At the center of the conflict is a difficult question:

Who should use less water first?

Should it be the farmers who grow food for the country?
Should it be the fast-growing cities in the desert?
Should it be the states with newer claims to the river?
Or should every state cut back, even if some have older legal rights?

Agriculture is one of the biggest pressure points.
Millions of acres of cropland depend on Colorado River water. Cutting water deliveries could affect food production, rural economies and farm workers. But keeping the same water use levels is becoming harder as the river continues to decline.

Cities are also part of the problem.
Places like Phoenix, Las Vegas, Los Angeles and other rapidly growing urban areas have expanded in a region where water is increasingly limited. Some cities have made progress in conservation, but the overall pressure on the river remains intense.

Mexico is also connected to this crisis.
The Colorado River does not stop being important at the U.S. border. Its waters also reach northern Mexico, including agricultural zones that have historically depended on the river system. What happens upstream can have consequences downstream.

This crisis shows a hard truth: the West was built on the promise of water that may no longer exist in the same abundance.

The Colorado River is no longer just a river. It has become a symbol of the future of the West: growth, drought, politics, agriculture, climate change and survival all colliding in one fragile system.

The big lesson is clear:
Water can no longer be treated as unlimited. The era of easy abundance is over.
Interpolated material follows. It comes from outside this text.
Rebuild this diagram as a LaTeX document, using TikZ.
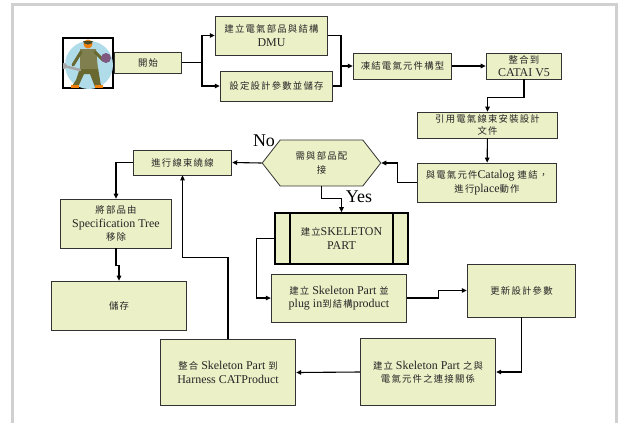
\documentclass[tikz,border=0pt]{standalone}
\usepackage{fontspec}
\setmainfont{Liberation Serif}
\newfontfamily\cjkfont[LetterSpace=13]{Noto Sans CJK TC}
\usetikzlibrary{positioning, shapes, arrows.meta, calc}
\definecolor{boxfill}{RGB}{235,240,198}
\definecolor{framegray}{RGB}{208,208,208}
\definecolor{skyblue}{RGB}{176,220,234}
\definecolor{overall}{RGB}{104,104,48}
\newcommand\zh[1]{{\cjkfont\fontsize{9.4}{13.5}\selectfont #1}}

\begin{document}
\begin{tikzpicture}[
   x=1bp, y=-1bp,
   every node/.style = {font=\fontsize{12}{13.5}\selectfont, text=black!85},
      flowBox/.style = {rectangle, draw=black!80, fill=boxfill, align=center, line width=0.8bp, inner sep=1bp},
      procBox/.style = {flowBox, line width=1.8bp, draw=black},
    decideBox/.style = {signal, signal to=west and east, signal pointer angle=104, draw=black!80, fill=boxfill, align=center, line width=0.8bp, inner sep=0bp},
     yesNo/.style    = {font=\fontsize{18}{18}\selectfont, text=black},
      myarrow/.style = {-{Triangle[length=5bp,width=4.5bp]}, line width=1.1bp}
]
\useasboundingbox (0,0) rectangle (620,423);
\draw[framegray, line width=3bp] (12.5,423) -- (12.5,4.5) -- (616,4.5) -- (616,423);

% worker clipart
\draw[fill=white, line width=1.5bp] (63,38) rectangle (113,88);
\begin{scope}
  \clip (63,38) rectangle (113,88);
  \fill[skyblue] (89,65) circle (24);
  \fill[overall] (80,68) -- (76,80) -- (72,86) -- (78,87) -- (84,74) -- (90,74) -- (95,87) -- (101,86) -- (98,68) -- cycle;
  \fill[overall!85] (80,49) -- (96,49) -- (98,69) -- (80,69) -- cycle;
  \draw[overall, line width=3bp, line cap=round] (81,52) -- (73,65);
  \draw[overall, line width=3bp, line cap=round] (95,52) -- (103,60);
  \draw[gray!70, line width=2.5bp, line cap=round] (64,66) -- (80,70);
  \fill[gray!70] (64,66) circle (3);
  \fill[violet!30!gray] (106,58) circle (5);
  \fill[orange!70!brown] (88,44) circle (4.5);
  \fill[overall!70!black] (83,41) arc (180:360:5 and -3.5) -- cycle;
  \fill[orange!80!brown] (71,85) rectangle (79,88);
  \fill[orange!80!brown] (95,85) rectangle (103,88);
\end{scope}

% top row
\node[flowBox, minimum width=68, minimum height=21] (start) at (148,62.5) {\zh{開始}};
\node[flowBox, minimum width=113, minimum height=39] (dmu) at (271.5,35.5) {\zh{建立電氣部品與結構}\\DMU};
\node[flowBox, minimum width=113, minimum height=30] (param) at (276.5,86) {\zh{設定設計參數並儲存}};
\node[flowBox, minimum width=99, minimum height=26] (freeze) at (402.5,66) {\zh{凍結電氣元件構型}};
\node[flowBox, minimum width=76, minimum height=26, inner sep=0bp] (catia) at (524,66) {\zh{整合到}\\CATAI V5};
\coordinate (split) at (202,62.5);
\coordinate (merge) at (341,66);

\draw[line width=1.1bp] (start) -- (split);
\draw[myarrow] (split) |- (dmu.west);
\draw[myarrow] (split) |- (param.west);
\draw[line width=1.1bp] (dmu.east) -| (merge);
\draw[line width=1.1bp] (param.east) -| (merge);
\draw[myarrow] (merge) -- (freeze.west);
\draw[myarrow] (freeze) -- (catia);

% right column
\node[flowBox, minimum width=141, minimum height=26, inner sep=0bp] (doc) at (487.5,125) {\zh{引用電氣線束安裝設計}\\[-1bp]\zh{文件}};
\node[flowBox, minimum width=140, minimum height=39] (place) at (487,182.5) {\zh{與電氣元件}Catalog \zh{連結，}\\\zh{進行}place\zh{動作}};
\node[decideBox, minimum width=119, minimum height=46] (decide) at (321.5,163) {\zh{需與部品配}\\\zh{接}};

\draw[myarrow] (catia.south) -- ++(0,18) -| (doc.north);
\draw[myarrow] (doc) -- (place);
\draw[myarrow] (place.west) -- ++(-19,0) |- (decide.east);

% left column
\node[flowBox, minimum width=99, minimum height=25] (wind) at (182.5,162.5) {\zh{進行線束繞線}};
\node[flowBox, minimum width=112, minimum height=49] (spec) at (116,223.5) {\zh{將部品由}\\Specification Tree\\\zh{移除}};
\node[flowBox, minimum width=136, minimum height=49] (save) at (119,305.5) {\zh{儲存}};

\draw[myarrow] (decide.west) -- (wind.east);
\node[yesNo] at (264,141) {No};
\draw[myarrow] (wind.west) -| (spec.north);
\draw[myarrow] (spec.south) -- ++(0,17) -| (save.north);

% skeleton part
\node[procBox, minimum width=133, minimum height=51] (skel) at (341.5,238.5) {\zh{建立}SKELETON\\PART};
\draw[line width=1.8bp] ([xshift=16bp]skel.north west) -- ([xshift=16bp]skel.south west);
\draw[line width=1.8bp] ([xshift=-16bp]skel.north east) -- ([xshift=-16bp]skel.south east);
\draw[myarrow] (decide.south) -- ++(0,12) -| (skel.north);
\node[yesNo] at (359,197) {Yes};

\node[flowBox, minimum width=136, minimum height=48] (plug) at (339,298) {\zh{建立} Skeleton Part \zh{並}\\plug in\zh{到結構}product};
\node[flowBox, minimum width=109, minimum height=53] (update) at (521.5,290.5) {\zh{更新設計參數}};
\node[flowBox, minimum width=136, minimum height=68] (link) at (428,372) {\zh{建立} Skeleton Part \zh{之與}\\\zh{電氣元件之連接關係}};
\node[flowBox, minimum width=136, minimum height=67] (harness) at (228,372.5) {\zh{整合} Skeleton Part \zh{到}\\Harness CATProduct};

\draw[myarrow] (skel.west) -- ++(-18,0) |- (plug.west);
\draw[myarrow] (plug.east) -- ++(31,0) |- (update.west);
\draw[myarrow] (update.south) |- (link.east);
\draw[myarrow] (link.west) -- (harness.east);
\draw[myarrow] (harness.north) -- ++(0,-81) -| (wind.south);

\end{tikzpicture}
\end{document}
If the states fail to reach an agreement, the Colorado River crisis could become one of the most important water conflicts in modern U.S. history.

And for regions like Baja California, Sonora and the entire arid borderlands, this is a warning that must be taken seriously. The future will belong to the places that know how to protect, manage and value every drop of water.

The Colorado River is telling the West something urgent:

Adapt now — or face a much harsher future.